How and Why I do art does change over time. At this stage of my Art Process, I have been moving more and more into doing ART as a Career, and this has opened up many other dimensions for me to consider and learn about.

 

But fundamentally, with my art, I want to create something REAL!

 

Something of Substance. So much of our reality these days is actually designed to manipulate, to hide, to cover up the truth, and this is done on conscious and unconscious levels where we as a species have conditioned ourselves to not go beyond the surface and delve into the depths of ourselves.

 

So for me, one of my purposes with my art is to Add Depth to our lives. To have it be something of actual Value. It doesn’t have to be pretty or nice to look at. But it has to have substance.

 

My art I realize is an Exact Reflection of Myself and will only reflect Depth if I myself am imbued with that same depth through my own personal process on this earth of introspecting and becoming Self Aware of myself, human nature, and how this reality really works.

 

So, I don’t claim that my art has all of these qualities I am speaking about here in this blog, though it is a Directive  and Purpose I have with Myself in My Art, for it to be and become these points that I mention, and of course, I am open to any other dimension that might open up as well in terms of how I could move and express myself within my art expression.

 

I was thinking the other day about ‘What Makes Good Art’ as I have heard that question asked so many times.
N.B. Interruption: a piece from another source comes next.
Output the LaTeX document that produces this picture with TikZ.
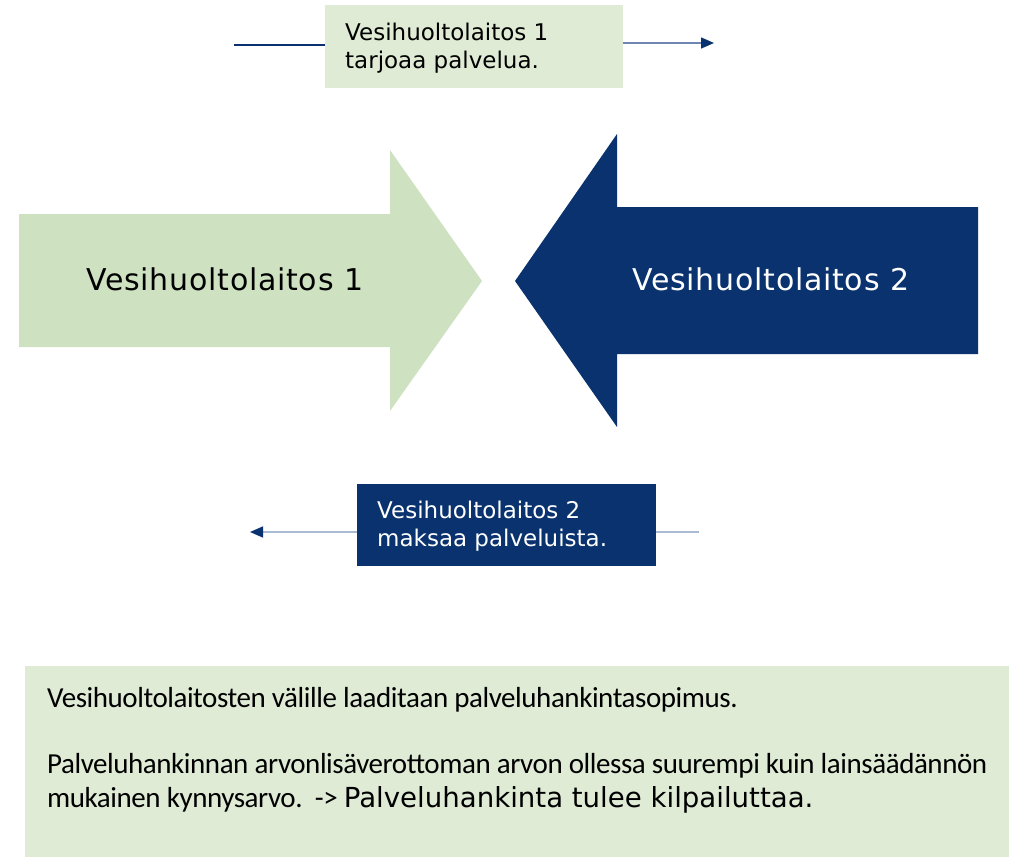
\documentclass[tikz,border=0pt]{standalone}
\usepackage{fontspec}
\setmainfont{DejaVu Sans}
\newfontfamily\vbig[LetterSpace=2.5]{DejaVu Sans}
\newfontfamily\vsm{DejaVu Sans}
\newfontfamily\calib[LetterSpace=-1.5]{Carlito}
\usetikzlibrary{arrows.meta}
\definecolor{navy}{RGB}{9,50,110}
\definecolor{lgreen}{RGB}{206,226,194}
\definecolor{pgreen}{RGB}{223,235,213}
\definecolor{lineA}{RGB}{110,135,178}
\definecolor{lineB}{RGB}{170,185,212}
\tikzset{
  txt/.style={inner sep=0pt, anchor=base west, align=left},
  conn/.style={line width=1.5pt},
  tip/.style={-{Triangle[length=13pt,width=11pt,color=navy]}},
}
\begin{document}
\begin{tikzpicture}[x=1pt,y=-1pt]
\useasboundingbox (0,0) rectangle (1009,859);
% big arrows
\fill[lgreen] (19,214) -- (390,214) -- (390,150) -- (482,281) -- (390,411) -- (390,347) -- (19,347) -- cycle;
\fill[navy] (978,207) -- (617,207) -- (617,134) -- (515,281) -- (617,427) -- (617,354) -- (978,354) -- cycle;
\node[txt, font=\vbig\fontsize{30}{36}\selectfont, text=black] (a1) at (86,290) {Vesihuoltolaitos 1};
\node[txt, font=\vbig\fontsize{30}{36}\selectfont, text=white] (a2) at (632,290) {Vesihuoltolaitos 2};
% top box
\node[fill=pgreen, minimum width=298pt, minimum height=83pt, inner sep=0pt, anchor=north west] (t1) at (325,5) {};
\node[txt, font=\vsm\fontsize{23}{28}\selectfont] (t1a) at (345,41) {Vesihuoltolaitos 1};
\node[txt, font=\vsm\fontsize{23}{28}\selectfont] (t1b) at (345,69) {tarjoaa palvelua.};
\coordinate (tl) at (234,45);
\coordinate (tr) at (714,43);
\draw[conn, navy] (tl) -- (tl -| t1.west);
\draw[conn, lineA, tip] (t1.east |- tr) -- (tr);
% bottom box
\node[fill=navy, minimum width=299pt, minimum height=82pt, inner sep=0pt, anchor=north west] (b1) at (357,484) {};
\node[txt, font=\vsm\fontsize{23}{28}\selectfont, text=white] (b1a) at (377,518) {Vesihuoltolaitos 2};
\node[txt, font=\vsm\fontsize{23}{28}\selectfont, text=white] (b1b) at (377,546) {maksaa palveluista.};
\coordinate (br) at (699,532);
\coordinate (bl) at (250,532);
\draw[conn, lineB] (br) -- (br -| b1.east);
\draw[conn, lineB, tip] (b1.west |- bl) -- (bl);
% panel
\node[fill=pgreen, minimum width=984pt, minimum height=191pt, inner sep=0pt, anchor=north west] (p) at (25,666) {};
\node[txt, font=\calib\fontsize{29}{34}\selectfont] (p1) at (47,707) {Vesihuoltolaitosten välille laaditaan palveluhankintasopimus.};
\node[txt, font=\calib\fontsize{29}{34}\selectfont] (p2) at (47,773) {Palveluhankinnan arvonlisäverottoman arvon ollessa suurempi kuin lainsäädännön};
\node[txt, font=\calib\fontsize{29}{34}\selectfont] (p3) at (47,807) {mukainen kynnysarvo.\ \ ->\ {\vsm\fontsize{27.6}{32}\selectfont Palveluhankinta tulee kilpailuttaa.}};
\end{tikzpicture}
\end{document}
I thought to myself, ‘well, it would be the same as what makes a good conversation’ Art is really just something normal. It is just an expression of ourselves, like a conversation we have with someone. So “What Makes a Good Conversation?” Depth, Intimacy, Realness, Honesty, Enjoyment. Good conversations are not always pretty, sometimes tough love is needed, or constrictive criticism. And again sometimes great conversations happen unexpectedly, like art, or they are just goofy. Sometimes they are planned, like a meeting that has a lot of structure. Good Art like Good Conversations can happen in different ways. I thought this was a good analogy to understanding what art is and what makes good art.